The Moonlighting Starters: All you probably need to know about the ’02 Pads is that Brett Tomko led them with 32 starts and posted an ERA+ of 84. Only three other pitchers on the team made all of their appearances as starters: Jake Peavy, Kevin Jarvis and Adam Eaton, who combined for 30.
Another quartet of primary starters also filled in out of the bullpen. Brian Lawrence (#2), who led the staff in WAR, made four appearances. Making one apiece were Bobby J. Jones (#3), Brian Tollberg (#4) and a rookie by the name of Oliver Perez (#5), who struck out the side in his lone relief inning and finished the season with 9.4 Ks – and, of course, 4.8 walks – per nine.
The Time-Splitters: Manager Bruce Bochy used seven other pitchers in both the rotation and the ‘pen. There was rookie Dennis Tankersley (#6) and his 8.06 ERA; rookie Ben Howard (#7) and his 9.28 mark; rookie Kevin Pickford (#8), who struck out 18 and walked 20; 1999 first-round pick Mike Bynum (#9), who served up 17 homers in 64 career innings; undrafted free agent Clay Condrey (#10), one of two pitchers named Clay to make the majors out of McNeese State (the other being Buchholz); Jason Middlebrook (#11), sent to the Mets at the trade deadline as part of a deal for Jason Bay and Bobby M. Jones (#12) -- yes, among other oddities, this team employed multiple Bobby Joneses.
The Bright Spots: They did their best, but alas, their best wasn’t enough. Don’t blame Matt DeWitt (#13), Alan Embree (#14), Brandon Villafuerte (#15) or Steve Reed (#16), who all produced ERAs below 2.00 for a unit whose collective mark was 4.33.
The Participation Award-Winners: The ’02 Padres’ leader in pitching appearances was Jeremy Fikac (#17), who posted a 5.35 ERA, a 70 ERA+ and a 1.57 WHIP. Fifth on that list was Mike Holtz (#18), who had marks of 4.71, 81 and 1.86. Six others took the ball at least 10 times with an ERA north of 5.50: Jason Boyd (#19), Tom Davey (#20), Jason Kershner (#21), Rodney Myers (#22), Kevin Walker (#23) and Doug Nickle (#24).
The Anonymous Guy: His name is about as bland as it gets, his 4.11 ERA in 16 games was neither particularly good nor bad, and I don’t really remember the parts of six seasons he spent in the majors. He is Jonathan Johnson (#25). I am sure he is a very nice fellow and apparently he is enshrined in the Florida State University Hall of Fame. That’s all I’ve got.
The One-Timers: Imagine that you accomplish your life-long dream, beating overwhelming odds to make it to the major leagues. Your stay is brief, but you nonetheless are part of an elite fraternity. Oh, but your one taste of The Show came with the 2002 Padres. Sorry. Such is life for Eric Cyr (#26) and J.J. Trujillo (#27).

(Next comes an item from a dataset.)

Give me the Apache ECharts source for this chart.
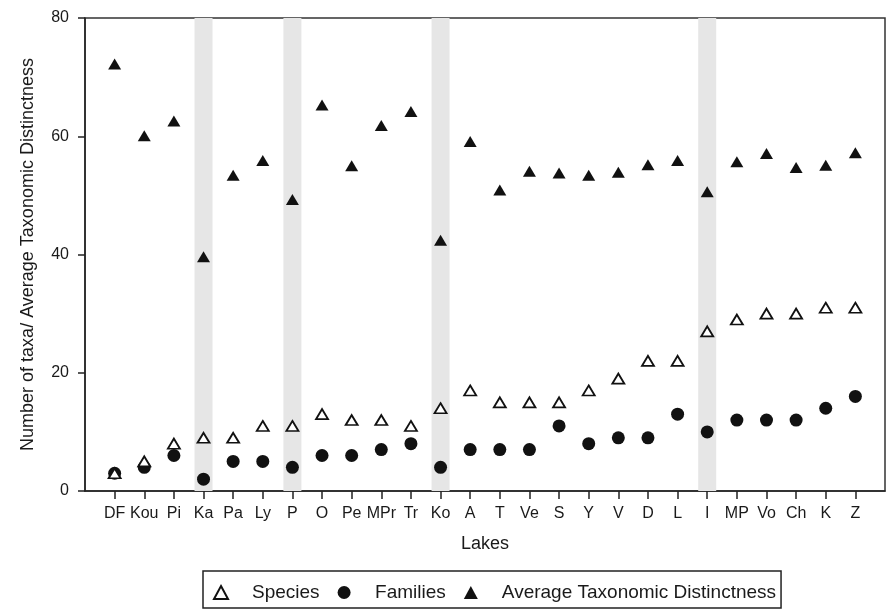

The ‘Nasty, Brutish and Short’ Club: In the grand scheme of the ’02 Padres’ awfulness, these guys played bit parts, but since this is nothing if not an exercise in thoroughness, they must be acknowledged. Please step forward, Jason Shiell (#28), David Lundquist (#29) and Juan Moreno (#30), who all made between two and four appearances, with respective ERAs of 27.00, 16.88 and 7.50.
The Clean Sheeters: Even amidst ruin, one might discover perfection. In small doses, to be sure, but it’s there. And so it is with our final three Friars, who all managed to take the mound in that fateful year and emerge with an ERA of 0.00, saved by the grace of the small sample size. Jason Pearson (#31) made two appearances. Jose Nunez (#32) made one.
And that brings us to D’Angelo Jimenez (#33). Now 34 years old and a veteran of eight big league seasons with seven organizations, he has spent 2012 in independent ball and the Mexican League. Back in 2001, he was Baseball America’s No. 46 prospect. In 2002, he made his one and only MLB pitching appearance. It was June 30 in Kansas City. Peavy started and got knocked out early. Myers and Fikac didn’t help matters, and so Bochy apparently decided to preserve his bullpen – a futile gesture, if there ever was one – by handing the final 1 1/3 innings over to Jimenez.
He retired all four batters he faced. Baseball is weird.